Since correlation does not imply causation, discerning causal structure is notoriously difficult from observational data and often requires additional assumptions or heterogeneous (non-i.i.d.) observations. Given non-identically distributed datasets, we proposed seeking causal graphs that provide parsimonious explanations by minimizing the number of mechanism shifts across domains [57]. This yields a principled method with theoretical guarantees [58] and flexible estimators, e.g., via kernel-based conditional independence tests [59], which we also investigated for non-stationary or functional data [60, 61]. Beyond mere heterogeneity, data resulting from direct experimentation is even more valuable for causal discovery but typically also costly to collect, motivating careful design strategies. To this end, we developed a Bayesian active learning framework, in which the current beliefs about the underlying causal model are used to inform which subsequent intervention would provide the most information about the causal query of interest (e.g., a particular treatment effect or edge in the graph) [62, 63]. To facilitate tractable approximate inference, this framework leverages probabilistic machine learning methods such as Gaussian process regression [64], Bayesian optimization [65], and variational inference [66].
To overcome the obstacle that high-level variables of interest (e.g., properties of objects in a scene) are often not directly accessible, causal representation learning aims to integrate causal discovery with unsupervised learning [67, 68] to infer latent variable models endowed with causal structure. To understand under which assumptions and up what ambiguities learning such latent causal models is possible, identifiability studies are crucial. In our work, we have characterized sufficient conditions for identifiability across several settings [69], including when learning from multiple non-independent views sharing some of the same latent variables, arising, e.g., from data augmentation [70, 71] or different modalities [72]; multiple non-identically distributed datasets, related via interventions in a shared causal model [51, 73]; or i.i.d. data, subject to linearity and sparsity constraints [74]. These theoretical results often also suggest suitable estimation procedures, e.g., based on self-supervised learning [75] or deep generative models such as normalizing flows [76], endowed with latent causal structure.
During the Covid-19 pandemic, we carried out a causal mediation analysis of case fatality rates across different countries by leveraging demographic data to separate age-specific and other effects [77] and compared counterfactual vaccination strategies in Israel by combining causal models with epidemiological simulations and literature estimates of key parameters [78]. Further, in collaboration with researchers from Imperial College London, we sought to better understand the interlinkages between the UN sustainable development goals and climate change [79, 80].
My previous work demonstrates the potential synergies of integrating causality with machine learning, offering new insights and tools for both fields.

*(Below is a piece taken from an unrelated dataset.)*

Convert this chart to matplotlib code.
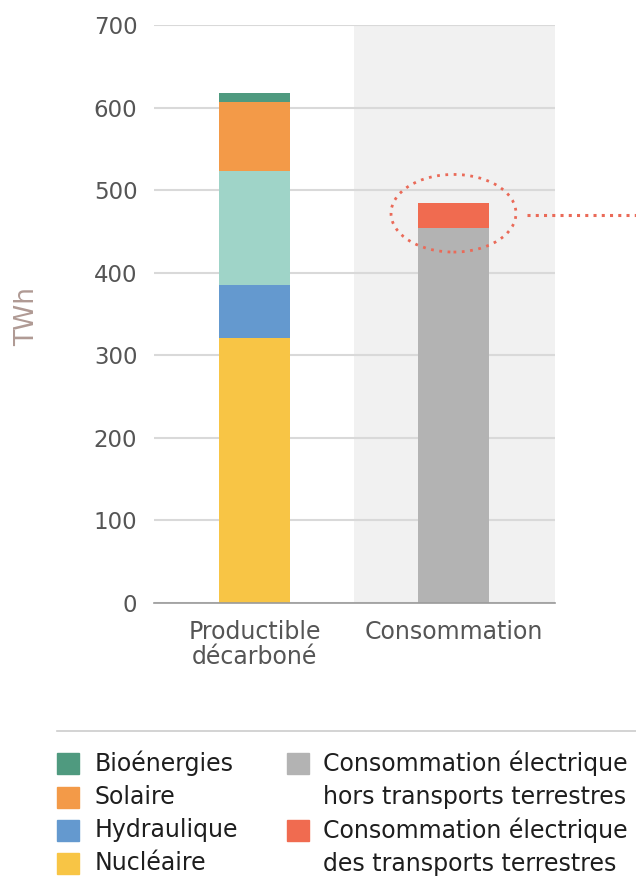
import matplotlib.pyplot as plt
from matplotlib.patches import Ellipse, Rectangle
from matplotlib.lines import Line2D

# Categories and stacked values (TWh)
categories = ['Productible\ndécarboné', 'Consommation']
prod_labels = ['Nucléaire', 'Hydraulique', 'Éolien', 'Solaire', 'Bioénergies']
prod_values = [321, 64, 138, 84, 11]
prod_colors = ['#f8c545', '#6499cf', '#9fd4c8', '#f39a48', '#4f9a7f']
conso_labels = ['Consommation électrique\nhors transports terrestres',
                'Consommation électrique\ndes transports terrestres']
conso_values = [454, 30]
conso_colors = ['#b3b3b3', '#f06b50']
yticks = [0, 100, 200, 300, 400, 500, 600, 700]

# legend entries (as shown in the original, no wind entry)
leg_left = ['Bioénergies', 'Solaire', 'Hydraulique', 'Nucléaire']
leg_left_colors = ['#4f9a7f', '#f39a48', '#6499cf', '#f8c545']

H = 888
W = 636
fig = plt.figure(figsize=(6.36, 8.88), dpi=100)
ax = fig.add_axes([154 / W, 1 - 603 / H, 401 / W, 578 / H])

xlim = (-0.505, 1.51)
bar_w = 0.352

# grey background band behind the consumption bar
ax.axvspan(0.5, xlim[1], color='#f1f1f1', zorder=0, lw=0)

# stacked production bar
bottom = 0
for v, c in zip(prod_values, prod_colors):
    ax.bar(0, v, bottom=bottom, width=bar_w, color=c, zorder=3)
    bottom += v

# stacked consumption bar
bottom = 0
for v, c in zip(conso_values, conso_colors):
    ax.bar(1, v, bottom=bottom, width=bar_w, color=c, zorder=3)
    bottom += v

ax.set_xlim(*xlim)
ax.set_ylim(0, 700)
ax.set_yticks(yticks)
ax.set_yticklabels([str(t) for t in yticks], fontsize=16.5, color='#555555')
ax.set_xticks([0, 1])
ax.set_xticklabels(categories, fontsize=17, color='#555555', linespacing=1.05)
ax.tick_params(length=0, pad=12)
ax.tick_params(axis='x', pad=12)

ax.grid(axis='y', color='#d9d9d9', lw=1.5, zorder=1)
ax.set_axisbelow(True)
for s in ['top', 'right', 'left']:
    ax.spines[s].set_visible(False)
ax.spines['bottom'].set_color('#9a9a9a')
ax.spines['bottom'].set_linewidth(1.2)
ax.spines['bottom'].set_zorder(4)

fig.text(27 / W, 1 - 317 / H, 'TWh', rotation=90, ha='center', va='center',
         fontsize=19, color='#b09a94')

# dotted highlight around transport consumption
total = sum(conso_values)
ell = Ellipse((1.0, total - 12), 0.628, 94, fill=False, ec='#ea6a58',
              ls=(0, (1, 2)), lw=2, zorder=5, clip_on=False)
ax.add_patch(ell)
ax.plot([1.37, 1.92], [total - 14, total - 14], color='#ea6a58', ls=(0, (1, 1.7)),
        lw=2.2, clip_on=False, zorder=5)

# legend separator
fig.add_artist(Line2D([57 / W, 1], [1 - 731 / H] * 2, color='#cccccc', lw=1.2))

# legend, left column
row_y = [763, 797, 830, 863]
for name, c, y in zip(leg_left, leg_left_colors, row_y):
    fig.add_artist(Rectangle((57 / W, 1 - (y + 11) / H), 22 / W, 21 / H,
                             color=c, transform=fig.transFigure))
    fig.text(95 / W, 1 - y / H, name, fontsize=17, color='#1e1e1e', va='center')

# legend, right column (two lines per entry)
for name, c, y in zip(conso_labels, conso_colors, [row_y[0], row_y[2]]):
    fig.add_artist(Rectangle((287 / W, 1 - (y + 11) / H), 22 / W, 21 / H,
                             color=c, transform=fig.transFigure))
    for k, line in enumerate(name.split('\n')):
        fig.text(323 / W, 1 - (y + 34 * k) / H, line, fontsize=17,
                 color='#1e1e1e', va='center')

fig.savefig('out.png', dpi=100)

In my current and future research, I intend to continue studying theoretical and methodological questions at this intersection to further enhance the transparency and domain-shift robustness of AI systems and extend the applicability of causal inference methods to more complex real-world data. Additionally, I am eager to apply these methods to scientific challenges in other disciplines, with a particular focus on single-cell biology—a field that I believe presents unique and exciting opportunities for causal machine learning.